_PROBLEM TO SOLVE_
Repeat every entry word for word, skipping the pictures.

_DATA SHOWN_

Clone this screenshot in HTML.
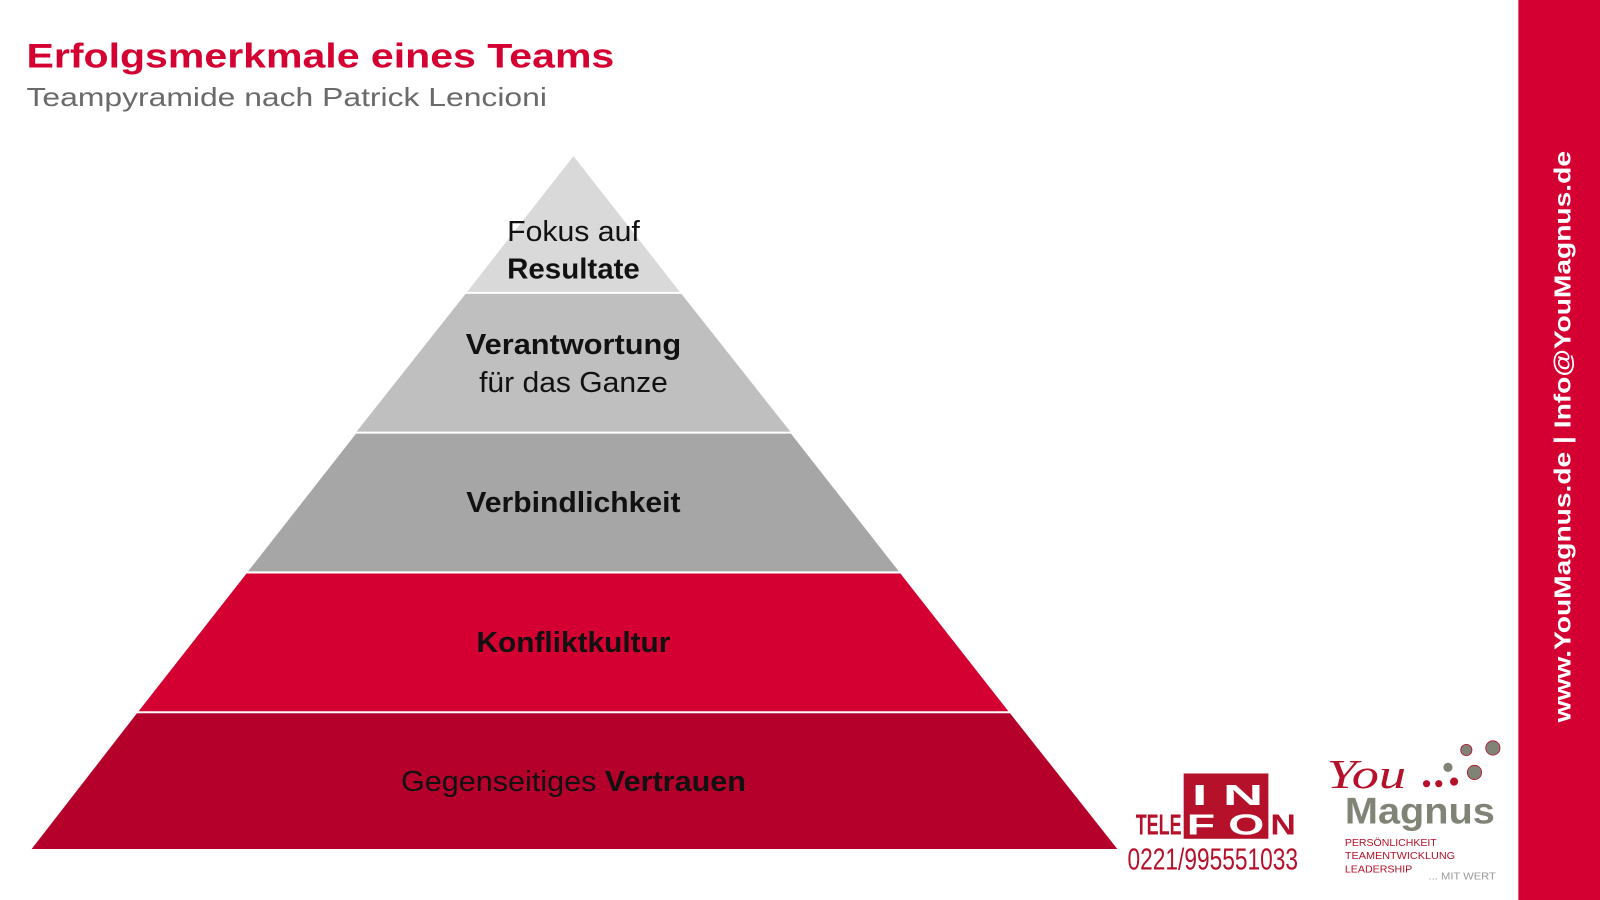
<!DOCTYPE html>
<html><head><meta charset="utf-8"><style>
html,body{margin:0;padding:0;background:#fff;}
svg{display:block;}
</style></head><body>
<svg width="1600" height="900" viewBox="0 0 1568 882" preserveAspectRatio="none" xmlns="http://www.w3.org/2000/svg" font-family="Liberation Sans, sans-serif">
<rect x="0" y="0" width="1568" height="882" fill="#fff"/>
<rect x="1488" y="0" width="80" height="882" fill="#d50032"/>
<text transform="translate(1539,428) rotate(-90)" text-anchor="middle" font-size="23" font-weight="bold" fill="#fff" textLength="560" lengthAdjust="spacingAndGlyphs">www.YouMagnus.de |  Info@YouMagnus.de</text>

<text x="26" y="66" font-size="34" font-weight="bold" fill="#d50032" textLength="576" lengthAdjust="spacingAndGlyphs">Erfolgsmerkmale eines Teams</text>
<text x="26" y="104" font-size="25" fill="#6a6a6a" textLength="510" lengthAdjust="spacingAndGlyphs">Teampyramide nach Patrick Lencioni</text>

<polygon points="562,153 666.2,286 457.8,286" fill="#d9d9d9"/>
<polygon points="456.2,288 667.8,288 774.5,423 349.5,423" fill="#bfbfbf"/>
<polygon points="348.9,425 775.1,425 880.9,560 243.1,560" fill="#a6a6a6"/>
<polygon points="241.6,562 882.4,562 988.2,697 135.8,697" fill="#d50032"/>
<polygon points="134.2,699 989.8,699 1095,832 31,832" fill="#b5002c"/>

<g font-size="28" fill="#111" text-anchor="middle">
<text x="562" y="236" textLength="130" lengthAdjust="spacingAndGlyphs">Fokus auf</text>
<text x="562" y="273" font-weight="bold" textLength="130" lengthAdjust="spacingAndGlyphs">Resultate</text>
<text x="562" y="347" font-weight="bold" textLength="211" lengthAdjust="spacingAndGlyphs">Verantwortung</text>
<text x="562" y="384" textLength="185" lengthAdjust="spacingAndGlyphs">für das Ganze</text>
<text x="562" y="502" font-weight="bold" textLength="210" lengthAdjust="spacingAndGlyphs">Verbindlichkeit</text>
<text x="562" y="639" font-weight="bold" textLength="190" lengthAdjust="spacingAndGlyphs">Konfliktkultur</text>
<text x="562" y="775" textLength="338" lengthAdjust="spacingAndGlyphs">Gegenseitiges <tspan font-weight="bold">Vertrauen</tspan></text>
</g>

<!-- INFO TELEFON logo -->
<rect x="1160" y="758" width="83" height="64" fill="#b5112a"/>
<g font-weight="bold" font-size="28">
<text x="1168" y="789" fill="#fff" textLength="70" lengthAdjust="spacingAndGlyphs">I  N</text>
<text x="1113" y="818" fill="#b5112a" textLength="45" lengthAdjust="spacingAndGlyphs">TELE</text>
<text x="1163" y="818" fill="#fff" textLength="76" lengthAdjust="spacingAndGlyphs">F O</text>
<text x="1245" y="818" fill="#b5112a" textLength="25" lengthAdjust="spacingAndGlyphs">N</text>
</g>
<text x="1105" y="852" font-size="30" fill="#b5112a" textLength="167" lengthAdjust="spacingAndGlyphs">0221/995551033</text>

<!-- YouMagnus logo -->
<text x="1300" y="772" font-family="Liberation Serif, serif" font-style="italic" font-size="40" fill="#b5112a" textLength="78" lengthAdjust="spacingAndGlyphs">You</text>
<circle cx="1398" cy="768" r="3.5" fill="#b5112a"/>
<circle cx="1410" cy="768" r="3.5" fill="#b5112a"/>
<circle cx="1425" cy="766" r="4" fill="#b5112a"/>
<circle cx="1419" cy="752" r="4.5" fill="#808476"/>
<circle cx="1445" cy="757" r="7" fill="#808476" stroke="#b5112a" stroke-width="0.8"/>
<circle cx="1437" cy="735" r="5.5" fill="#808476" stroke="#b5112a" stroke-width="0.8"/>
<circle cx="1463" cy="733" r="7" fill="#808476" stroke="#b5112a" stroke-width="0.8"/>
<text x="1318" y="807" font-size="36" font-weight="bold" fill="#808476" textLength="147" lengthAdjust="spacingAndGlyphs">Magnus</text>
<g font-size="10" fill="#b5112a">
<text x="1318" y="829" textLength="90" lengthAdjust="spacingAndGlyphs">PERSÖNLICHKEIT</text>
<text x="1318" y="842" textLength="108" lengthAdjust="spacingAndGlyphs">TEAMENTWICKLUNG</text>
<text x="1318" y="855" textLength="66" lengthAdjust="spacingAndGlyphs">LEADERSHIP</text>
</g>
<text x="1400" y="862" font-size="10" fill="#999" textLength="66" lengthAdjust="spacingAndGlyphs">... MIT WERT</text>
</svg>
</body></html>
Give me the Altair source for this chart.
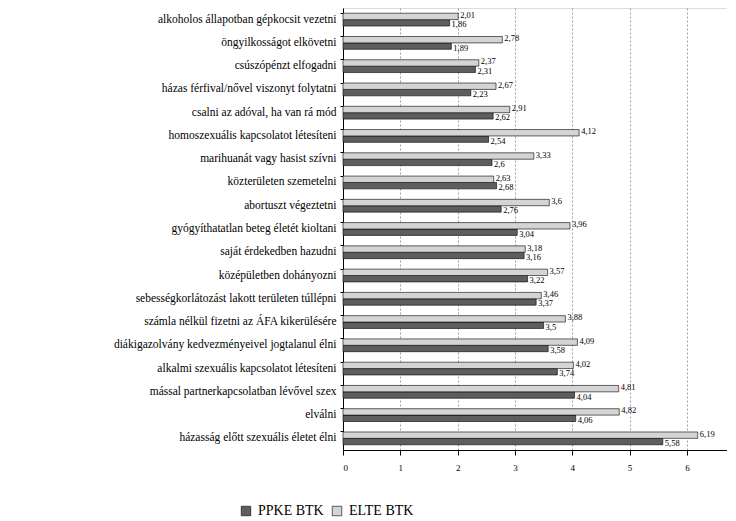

_COMPLETE OUTPUT_
Clone this screenshot in HTML.
<!DOCTYPE html>
<html><head><meta charset="utf-8"><style>
html,body{margin:0;padding:0;background:#fff;}
svg{display:block;}
</style></head><body>
<svg width="1600" height="900" viewBox="0 0 1568 882" preserveAspectRatio="none" xmlns="http://www.w3.org/2000/svg" font-family="Liberation Sans, sans-serif">
<rect x="0" y="0" width="1568" height="882" fill="#fff"/>
<rect x="1488" y="0" width="80" height="882" fill="#d50032"/>
<text transform="translate(1539,428) rotate(-90)" text-anchor="middle" font-size="23" font-weight="bold" fill="#fff" textLength="560" lengthAdjust="spacingAndGlyphs">www.YouMagnus.de |  Info@YouMagnus.de</text>

<text x="26" y="66" font-size="34" font-weight="bold" fill="#d50032" textLength="576" lengthAdjust="spacingAndGlyphs">Erfolgsmerkmale eines Teams</text>
<text x="26" y="104" font-size="25" fill="#6a6a6a" textLength="510" lengthAdjust="spacingAndGlyphs">Teampyramide nach Patrick Lencioni</text>

<polygon points="562,153 666.2,286 457.8,286" fill="#d9d9d9"/>
<polygon points="456.2,288 667.8,288 774.5,423 349.5,423" fill="#bfbfbf"/>
<polygon points="348.9,425 775.1,425 880.9,560 243.1,560" fill="#a6a6a6"/>
<polygon points="241.6,562 882.4,562 988.2,697 135.8,697" fill="#d50032"/>
<polygon points="134.2,699 989.8,699 1095,832 31,832" fill="#b5002c"/>

<g font-size="28" fill="#111" text-anchor="middle">
<text x="562" y="236" textLength="130" lengthAdjust="spacingAndGlyphs">Fokus auf</text>
<text x="562" y="273" font-weight="bold" textLength="130" lengthAdjust="spacingAndGlyphs">Resultate</text>
<text x="562" y="347" font-weight="bold" textLength="211" lengthAdjust="spacingAndGlyphs">Verantwortung</text>
<text x="562" y="384" textLength="185" lengthAdjust="spacingAndGlyphs">für das Ganze</text>
<text x="562" y="502" font-weight="bold" textLength="210" lengthAdjust="spacingAndGlyphs">Verbindlichkeit</text>
<text x="562" y="639" font-weight="bold" textLength="190" lengthAdjust="spacingAndGlyphs">Konfliktkultur</text>
<text x="562" y="775" textLength="338" lengthAdjust="spacingAndGlyphs">Gegenseitiges <tspan font-weight="bold">Vertrauen</tspan></text>
</g>

<!-- INFO TELEFON logo -->
<rect x="1160" y="758" width="83" height="64" fill="#b5112a"/>
<g font-weight="bold" font-size="28">
<text x="1168" y="789" fill="#fff" textLength="70" lengthAdjust="spacingAndGlyphs">I  N</text>
<text x="1113" y="818" fill="#b5112a" textLength="45" lengthAdjust="spacingAndGlyphs">TELE</text>
<text x="1163" y="818" fill="#fff" textLength="76" lengthAdjust="spacingAndGlyphs">F O</text>
<text x="1245" y="818" fill="#b5112a" textLength="25" lengthAdjust="spacingAndGlyphs">N</text>
</g>
<text x="1105" y="852" font-size="30" fill="#b5112a" textLength="167" lengthAdjust="spacingAndGlyphs">0221/995551033</text>

<!-- YouMagnus logo -->
<text x="1300" y="772" font-family="Liberation Serif, serif" font-style="italic" font-size="40" fill="#b5112a" textLength="78" lengthAdjust="spacingAndGlyphs">You</text>
<circle cx="1398" cy="768" r="3.5" fill="#b5112a"/>
<circle cx="1410" cy="768" r="3.5" fill="#b5112a"/>
<circle cx="1425" cy="766" r="4" fill="#b5112a"/>
<circle cx="1419" cy="752" r="4.5" fill="#808476"/>
<circle cx="1445" cy="757" r="7" fill="#808476" stroke="#b5112a" stroke-width="0.8"/>
<circle cx="1437" cy="735" r="5.5" fill="#808476" stroke="#b5112a" stroke-width="0.8"/>
<circle cx="1463" cy="733" r="7" fill="#808476" stroke="#b5112a" stroke-width="0.8"/>
<text x="1318" y="807" font-size="36" font-weight="bold" fill="#808476" textLength="147" lengthAdjust="spacingAndGlyphs">Magnus</text>
<g font-size="10" fill="#b5112a">
<text x="1318" y="829" textLength="90" lengthAdjust="spacingAndGlyphs">PERSÖNLICHKEIT</text>
<text x="1318" y="842" textLength="108" lengthAdjust="spacingAndGlyphs">TEAMENTWICKLUNG</text>
<text x="1318" y="855" textLength="66" lengthAdjust="spacingAndGlyphs">LEADERSHIP</text>
</g>
<text x="1400" y="862" font-size="10" fill="#999" textLength="66" lengthAdjust="spacingAndGlyphs">... MIT WERT</text>
</svg>
</body></html>
Give me the Altair source for this chart.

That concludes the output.